If I knew where the Taliban were I would personally show you.
My ex, that bitch. I got a plan to kill her.
Stop. He's playing this game again. Where the #### was he prior to that time in Iran?
Respect yourself and no one else.
War is small, opaque moments. In spans of wakefulness, I wondered how I could ever write about them, and where my power of perception failed. A cock crowed, the interrogation ended. Soon the desert sun rose above the qalat walls, and my sleeping bag warmed into a putrid cocoon. When I finally emerged, the prisoner lay near me on his back, hands still cuffed, blindfold held in place with a strip of silver duct tape. For a moment I thought he was napping, like the dog beside the trash pile. Then, slowly, he reached up and scratched his nose.
It was the last day of the long mission. After midnight helicopters would retrieve Destroyer and the other units working in the area. The soldiers waited in their rooms, killing time. Some men stripped off their stinking combat shirts and scrubbed each other's backs with baby wipes. Others popped hard-to-reach pimples for their friends. Hygienic intimacy.
"Feels like it's been a month," a soldier said.
"I can't wait to wash my hair," said another, smoothing his dark mop. "Man, we #### up some houses, ####."
Givens laughed and leaned against his gear. He was slim, boyish, unscalded by his own anger. He hated Afghans.
"Yeah, we definitely made some Taliban out here," he said. "It was like a week-long Taliban recruiting drive. And we had fun doing it. I love recruiting for the Taliban. It's called job security."
They passed around packs of Pine cigarettes they had "liberated" during the raid and taunted each other with gay jokes. On the walls the Afghan homeowners had hung posters and odd pictures torn from magazines. An image of a yellow sports car, a photograph of Mecca, an idyllic scene of a cabin in Austria or Germany. Dreams beyond war. Beneath them, the men tipped cigarettes onto the floor and lit detonation cord on the rug, burning black coils into the fabric. A few men retold plans to kill former wives and girlfriends. Givens and one of his close friends talked of blowing up the qalat as they left, a parting thank-you to the residents of the valley.

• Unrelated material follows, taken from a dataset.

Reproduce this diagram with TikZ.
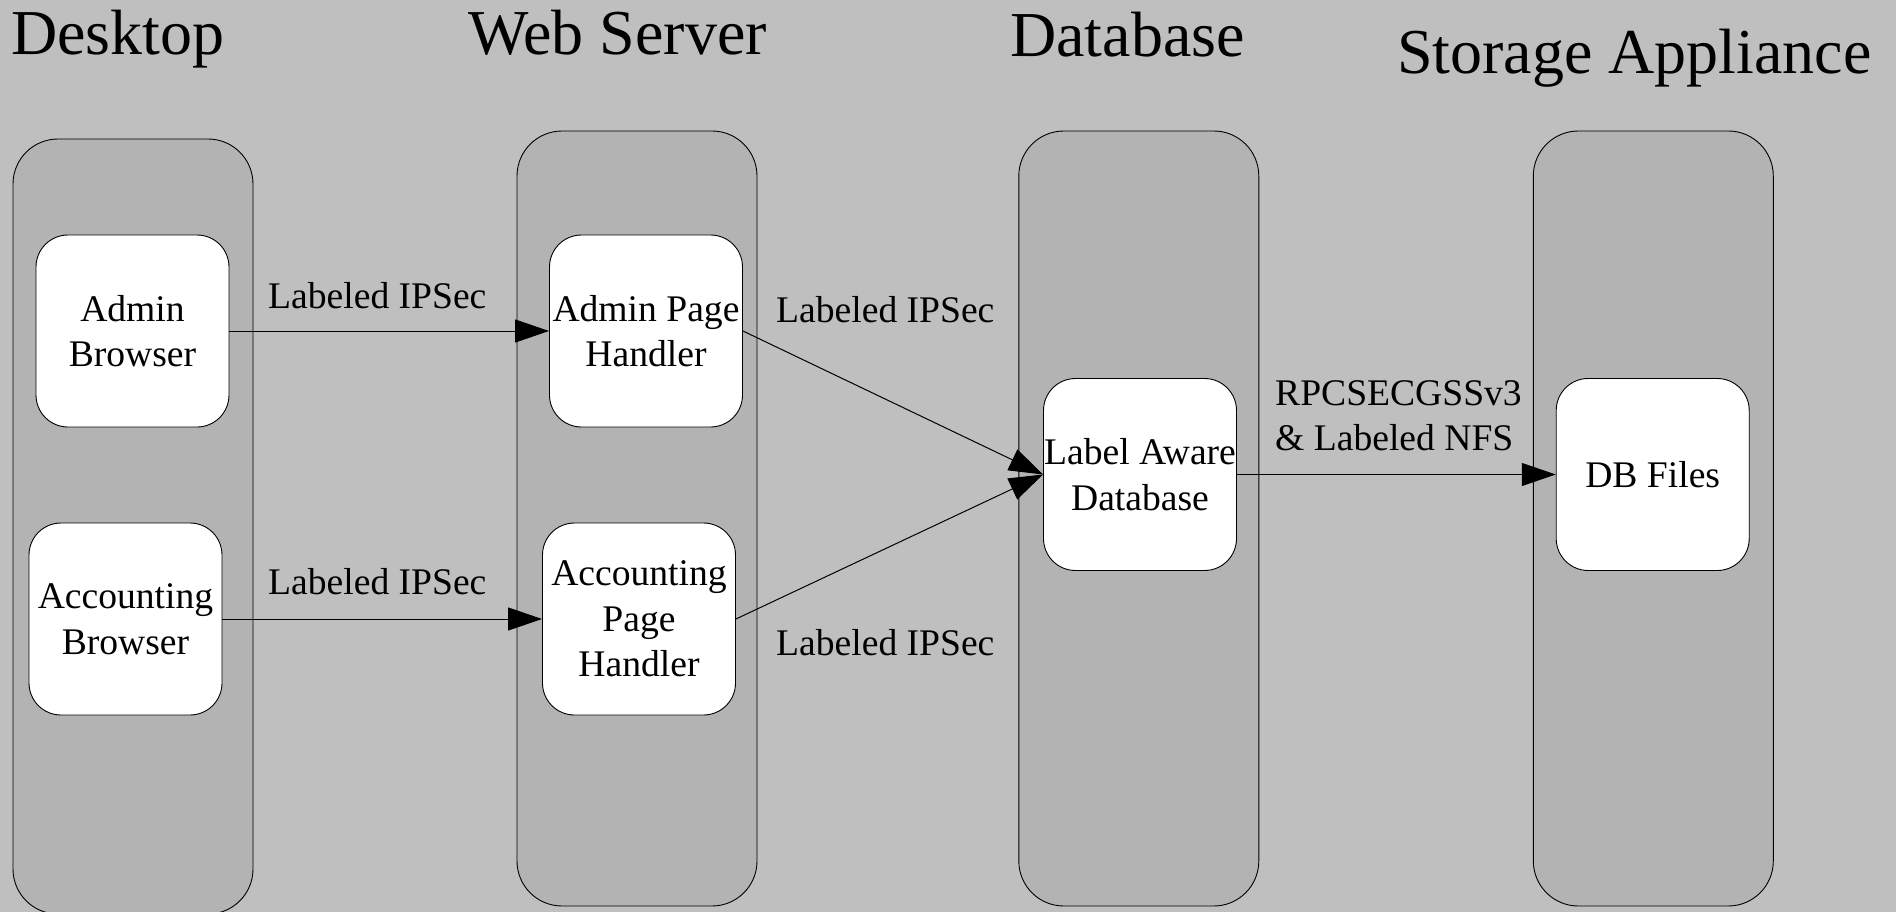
\documentclass[tikz,border=0pt]{standalone}
\usepackage{fontspec}
\setmainfont{Liberation Serif}
\usetikzlibrary{arrows.meta}
\definecolor{bgc}{RGB}{191,191,191}
\definecolor{lanec}{RGB}{179,179,179}
\begin{document}
\begin{tikzpicture}[x=1pt,y=-1pt,
  lane/.style={draw=black, line width=0.9pt, fill=lanec, rounded corners=45pt,
    minimum width=240pt, minimum height=775pt, inner sep=0pt},
  box/.style={draw=black, line width=0.9pt, fill=white, rounded corners=32pt,
    minimum width=193pt, minimum height=192pt, inner sep=0pt, align=center,
    font=\fontsize{37.6}{45.7}\selectfont},
  title/.style={anchor=base west, inner sep=0pt, font=\fontsize{64}{76}\selectfont},
  lbl/.style={anchor=base west, inner sep=0pt, font=\fontsize{37.6}{45.7}\selectfont},
  conn/.style={line width=1pt, -{Triangle[length=34pt,width=23pt]}}]
\fill[bgc] (0,0) rectangle (1896,912);
\useasboundingbox (0,0) rectangle (1896,912);
% lanes
\node[lane] (deskLane) at (133,526.5) {};
\node[lane] (webLane) at (637,518.5) {};
\node[lane] (dbLane) at (1138.8,518.5) {};
\node[lane] (stoLane) at (1653.3,518.5) {};
% titles
\node[title] (tDesk) at (11,55) {Desktop};
\node[title] (tWeb) at (468,55) {Web Server};
\node[title] (tDb) at (1010,57) {Database};
\node[title] (tSto) at (1397,74) {Storage Appliance};
% boxes
\node[box] (ab) at (132.5,331) {Admin\\Browser};
\node[box] (aph) at (646,331) {Admin Page\\Handler};
\node[box] (acb) at (125.5,619) {Accounting\\Browser};
\node[box] (acph) at (639,619) {Accounting\\Page\\Handler};
\node[box] (db) at (1140,474.5) {Label Aware\\Database};
\node[box] (dbf) at (1652.7,474.5) {DB Files};
% connectors
\draw[conn] (ab.east) -- (aph.west);
\draw[conn] (acb.east) -- (acph.west);
\draw[conn] (aph.east) -- (db.west);
\draw[conn] (acph.east) -- (db.west);
\draw[conn] (db.east) -- (dbf.west);
% labels
\node[lbl] (l1) at (268,308) {Labeled IPSec};
\node[lbl] (l2) at (268,594) {Labeled IPSec};
\node[lbl] (l3) at (776,322) {Labeled IPSec};
\node[lbl] (l4) at (776,655) {Labeled IPSec};
\node[lbl] (l5) at (1275,405) {\begin{tabular}[t]{@{}l@{}}RPCSECGSSv3\\\& Labeled NFS\end{tabular}};
\end{tikzpicture}
\end{document}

The mood in the rooms slowly darkened. It reminded me of parties years ago, in high school, after the drinking had gone on a long while. The shift in tone imperceptible at first. A gathering menace. Certain kids felt it, knew they would probably become victims. Some left, others drank more, while around them social rules faded and certain boys began testing their power.
The day dragged on, all of us waiting to leave, obsessed with our filth, thinking of showers, meals. Air Force fighters roared overhead and dropped 500-pound bombs near the qalat, the explosions thudding through our chests. In the courtyard, one of the prisoners sat cross-legged in the shade, his blindfold removed but his hands still cuffed. Someone had placed food and a bottle of water in front of him. Eventually Givens and another soldier sat down on the concrete and glared at him. He glared back.
"I think he remembers we were the ones who #### him up last night," the soldier said to Givens. "I think he's starin' at you."
" #### him," Givens said. "The only reason he's still alive is because the United States of America holds 25 to life over my head."
As I write, furor is waning in the United States over a YouTube video showing four Marines urinating on Taliban corpses. I don't consider it too surprising, though some writers suggest it is a war crime. It was probably born in a hot moment, without much reflection. Beginner's foolishness. The men of Destroyer did nothing like that in front of me. They shoved prisoners around, looted cigarettes, wrecked property—things we routinely dismiss in war. But I had seen and sensed enough, and they spoke of past deeds and future desires that leapt beyond the normal bluster of young soldiers.
In speech we give ideas life. I felt I was watching some of the men unravel toward serious crimes, if, in fact, they had not already committed them elsewhere in Afghanistan or Iraq. Evil or atrocity often explodes from a furnace built by the steady accretion of small, unchallenged wrongs. Some men in Destroyer platoon had been drifting that way for a long time.
Of course, we require our fighters to be ready hurricanes, on-call combat machines. We want them held easily in check, and we expect light-switch control over their aggression. Yet the Afghan war no longer relies so much on combat. The mission is nuanced, and future success, even sane withdrawal, demands Afghan cooperation. Soldiers like Givens, so barely restrained, their switches unreliable after years of war, undermine this. But we have no good method for dealing with men who grow too dangerous. We vaguely hope their anger does not spill over, or come home. It is not simple. My own reaction to the men of Destroyer is difficult. I liked them. I still want to believe they were merely full of bravado.
In the qalat courtyard, a young specialist walked along the patio carrying a plastic toy cap gun, something he'd found in one of the rooms. Givens stood and went to him and smacked the gun out of his hand. Without a word he stomped it to pieces on the concrete.
I sat nearby with another sergeant from the platoon. I had noticed this man distance himself from Givens's clique. Givens occasionally tried to drag him into things, but the sergeant steadfastly refused. We listened to the plastic crunch beneath Givens's heel. It was funny, in a way.
"He is a hater," I said to the sergeant, trying to joke. His face tightened.
"He's bad. He's real bad. He sees someone having fun with something, he just wants to kill it. I don't want to have nothing to do with that."
Givens and the specialist stood in silence, looking down at the spray of plastic shards. Then Givens picked up a stick. He stepped down into the garden. The specialist followed. Together they began swatting the heads off flowers.
The sergeant looked away.
"I don't want to get none of that #### on me," he said.